I haven't yet taken a tripod underground...
Composition with an ultra-wide lens isn't very intuitive and there is no substitute for moving around in all three dimensions until it works. Tripods just get in the way!

I usually bracket my exposures 5-stops with the camera on shutter priority set to the slowest speed I can safely hand-hold; the camera juggles ISO and aperture (usually wide open) to do the bracketing - works a treat as long as I don't mind the shadows frequently being exposed at 12800 ISO (not a problem). With the camera set to Gatling Gun mode, I only need a single button push to do the 5 frames and the differences between frames is small enough to be tolerable.

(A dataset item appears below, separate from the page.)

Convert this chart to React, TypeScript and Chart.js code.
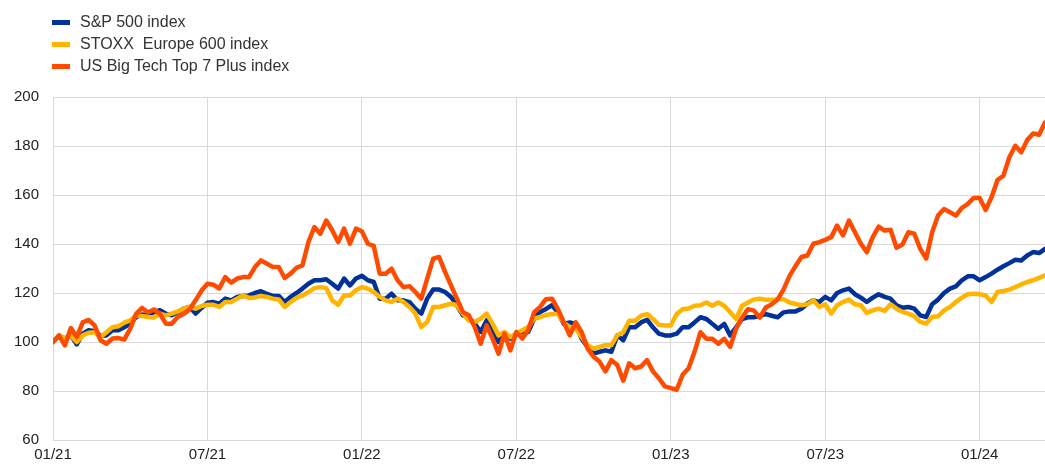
import React, { useEffect, useRef } from "react";
import { Chart, registerables } from "chart.js";

Chart.register(...registerables);

// Tick labels shown every 26 weeks (half-year)
const tickLabels = ["01/21", "07/21", "01/22", "07/22", "01/23", "07/23", "01/24"];

const seriesNames = ["S&P 500 index", "STOXX  Europe 600 index", "US Big Tech Top 7 Plus index"];
const seriesColors = ["#003299", "#FFB400", "#FF4B00"];

// Weekly index values, rebased to 100 at start of 2021
const sp500 = [
  100, 102.5, 101.4, 102.7, 99, 103.4, 104.8, 104.4, 102.5, 102.7,
  104.8, 104.8, 106, 107.5, 110.2, 111.2, 110.9, 112.2, 113, 111.6,
  110.9, 112.2, 113.6, 114.3, 111.6, 113.9, 116, 116.3, 115.6, 117.7,
  117, 118.4, 118.8, 119, 120, 120.7, 119.7, 118.8, 118.8, 116.3,
  118.4, 120, 121.8, 123.8, 125.2, 125.2, 125.6, 123.8, 121.8, 125.9,
  123.1, 125.9, 127, 125.2, 124.5, 117.7, 117.7, 119.7, 117, 117,
  116.3, 113.6, 111.6, 117.7, 121.4, 121.4, 120.4, 118.4, 115, 110.9,
  109.8, 107.5, 104.1, 108.8, 104.8, 100, 103.4, 101.4, 103.4, 104.1,
  104.1, 109.5, 112.2, 113.5, 115, 112.1, 107.4, 108, 107.4, 101.3,
  98, 95.3, 96, 96.6, 96, 102.7, 100.7, 106, 106, 108,
  109.1, 106, 103.4, 102.7, 102.7, 103.4, 106, 106, 108, 110.1,
  109.4, 107.4, 105.4, 107.4, 102.7, 106, 109.4, 110.1, 110.1, 110.7,
  111.4, 110.7, 110.1, 112.1, 112.5, 112.5, 113.6, 115.7, 117, 116.3,
  118.4, 117, 120, 121.1, 121.8, 119.5, 118.1, 116.3, 118.1, 119.5,
  118.4, 117.7, 115, 114, 114.3, 113.6, 110.9, 110.2, 115.4, 117.3,
  120, 121.8, 122.7, 125.2, 126.8, 126.8, 125.2, 126.5, 127.9, 129.5,
  130.9, 132.2, 133.6, 133.3, 135.3, 136.7, 136.3, 138,
];

const stoxx600 = [
  100, 102.7, 101.6, 102.7, 100, 102.7, 103.8, 104, 102, 104,
  106, 106.4, 107.9, 108.8, 110.9, 110.6, 110.2, 110, 111.6, 110.9,
  111.6, 112.5, 113.6, 114.3, 113.6, 114.7, 115.2, 115.2, 114.3, 116.3,
  116.3, 117.7, 119, 118, 118.2, 118.8, 118.4, 117.7, 117.4, 114.3,
  116.3, 118, 119, 120.4, 122, 122.4, 122, 117, 115.2, 119,
  119, 121.1, 122.4, 121.8, 120.4, 118.4, 117, 116.3, 117.7, 116.3,
  114.3, 111.6, 106.1, 108.2, 114.3, 114.3, 115, 115.6, 115, 111.6,
  108.8, 108.2, 109.5, 111.6, 107.5, 102.7, 104.1, 102, 103.4, 104.8,
  106.1, 109.5, 110.2, 111, 111.4, 111.4, 108, 106, 105.4, 102,
  98.7, 97.3, 98, 98.7, 98.7, 102.7, 104, 108.7, 108.7, 110.7,
  111.4, 109.4, 107, 106.7, 106.7, 111.4, 113.4, 113.7, 114.8, 115,
  116.1, 114.8, 116.1, 114.8, 112.1, 109.4, 114.8, 116.1, 117.4, 117.7,
  117.2, 117.2, 117.4, 117.4, 116.1, 115.5, 115, 115.4, 117, 114.3,
  115.4, 111.6, 115, 116.3, 117.3, 115.4, 115, 111.9, 112.9, 113.6,
  112.7, 115.4, 113.6, 112.3, 111.6, 110.5, 108.2, 107.5, 110.2, 110.5,
  112.9, 114.3, 116.3, 118.1, 119.5, 119.7, 119.5, 119, 116.3, 120.4,
  120.8, 121.4, 122.4, 123.5, 124.5, 125.2, 126.2, 127.2,
];

const bigTech = [
  100, 102.7, 98.6, 105.7, 102, 108, 109, 106.8, 100.7, 99.3,
  101.4, 101.6, 101, 105.4, 111.5, 113.9, 112, 113.3, 111.5, 107.5,
  107.5, 110.2, 111.5, 113.3, 117, 121, 123.8, 123.4, 121.8, 126.5,
  124.2, 125.9, 126.5, 126.5, 130.6, 133.3, 132, 130.6, 130.6, 126.1,
  127.9, 130.3, 131.3, 140.8, 146.9, 144.2, 149.6, 145.6, 140.8, 146.3,
  140.1, 146.3, 145.2, 140.1, 139.2, 127.9, 127.9, 129.9, 125.2, 122.4,
  122.8, 120.4, 117.7, 125.9, 134, 134.7, 128.6, 123.1, 117.7, 112.2,
  110.9, 106.1, 99.3, 106.8, 101.4, 95.2, 103.4, 96.6, 104.1, 101.4,
  104.8, 112.2, 114.3, 117.5, 117.7, 113.4, 108, 102.7, 108, 104,
  97.3, 94, 92, 88, 92.6, 90.6, 84.2, 91.3, 89.3, 90,
  92.6, 88, 85.2, 81.9, 81.2, 80.5, 86.6, 89.3, 96, 104,
  101.3, 101.3, 99.3, 101.3, 98, 105.4, 110, 113.4, 112.8, 110,
  114.1, 115.4, 117.4, 121.5, 127, 131, 134.7, 135.3, 140.1, 140.8,
  141.7, 142.8, 147.5, 143.5, 149.6, 144.8, 140.1, 136.7, 142.8, 147.1,
  145.5, 145.8, 138.5, 139.8, 144.8, 144.2, 138, 134, 144.8, 151.6,
  154.3, 153, 151.6, 154.7, 156.4, 158.8, 158.8, 153.9, 159.1, 166.1,
  167.9, 175.4, 180.1, 177.4, 182.4, 185.1, 184.6, 189.6,
];

const yMin = 60;
const yMax = 200;
const yStep = 20;
const weeksPerTick = 26;

const FONT = '"Liberation Sans", Arial, Helvetica, sans-serif';

export default function App() {
  const canvasRef = useRef<HTMLCanvasElement | null>(null);

  useEffect(() => {
    const weeks = sp500.map((_, i) => i);
    const seriesData = [sp500, stoxx600, bigTech];
    const chart = new Chart(canvasRef.current as HTMLCanvasElement, {
      type: "line",
      data: {
        labels: weeks,
        datasets: seriesData.map((d, i) => ({
          label: seriesNames[i],
          data: d,
          borderColor: seriesColors[i],
          backgroundColor: seriesColors[i],
          borderWidth: 4.5,
          pointRadius: 0,
          tension: 0,
          fill: false,
          borderJoinStyle: "round" as const,
          borderCapStyle: "round" as const,
          order: 2 - i,
        })),
      },
      options: {
        animation: false,
        responsive: false,
        events: [],
        layout: { padding: { top: 97, right: 0, bottom: 0, left: 0 } },
        plugins: {
          legend: { display: false },
          tooltip: { enabled: false },
        },
        scales: {
          x: {
            type: "linear",
            min: 0,
            max: weeks.length - 1,
            afterBuildTicks: (scale: any) => {
              scale.ticks = tickLabels.map((_, i) => ({ value: i * weeksPerTick }));
            },
            afterFit: (scale: any) => {
              scale.height = 28;
            },
            ticks: {
              autoSkip: false,
              maxRotation: 0,
              padding: 6,
              color: "#222222",
              font: { family: FONT, size: 15 },
              callback: (v: any) => tickLabels[Math.round(Number(v) / weeksPerTick)] ?? "",
            },
            grid: { color: "#d9d9d9", lineWidth: 1, drawTicks: false },
            border: { display: false },
          },
          y: {
            min: yMin,
            max: yMax,
            afterFit: (scale: any) => {
              scale.width = 53;
            },
            ticks: {
              stepSize: yStep,
              padding: 14,
              color: "#222222",
              font: { family: FONT, size: 15 },
            },
            grid: { color: "#d9d9d9", lineWidth: 1, drawTicks: false },
            border: { display: false },
          },
        },
      },
    });
    return () => chart.destroy();
  }, []);

  return (
    <div style={{ position: "absolute", left: 0, top: 0, width: 1045, height: 468, background: "#fff" }}>
      <canvas ref={canvasRef} width={1045} height={468} style={{ position: "absolute", left: 0, top: 0 }} />
      <div style={{ position: "absolute", left: 0, top: 0 }}>
        {seriesNames.map((name, i) => (
          <div
            key={name}
            style={{
              position: "absolute",
              left: 52,
              top: 12 + i * 22,
              height: 20,
              display: "flex",
              alignItems: "center",
              whiteSpace: "pre",
              fontFamily: FONT,
              fontSize: 16,
              color: "#333333",
            }}
          >
            <span style={{ display: "inline-block", width: 18, height: 5, background: seriesColors[i], marginRight: 10 }} />
            <span>{name}</span>
          </div>
        ))}
      </div>
    </div>
  );
}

Admittedly I can only do the above because I use continuous lighting.
But that's another huge variable between the ways cave photographers seem to do things!
 

prahja

Member
Hee hee hee ! I struggle to use ultra wide *without* a tripod :) (although in truth I dont often go ultra wide underground....)
 

Duncan S

New member
prahja said:
For clarity - by ultra wide I mean wider than 20mm (full frame equivalent)
Seems reasonable :)

My local cave I'm spending a lot of time down with the camera is quite tight, and I struggled to get anything decent with the 28mm focal length on the compact camera I was using for reccies.
So I've pretty much settled on using a 15mm fisheye on the big camera; which is ideal (for this cave) other than the challenge of trying to find a decent composition with a 180deg corner to corner field of view!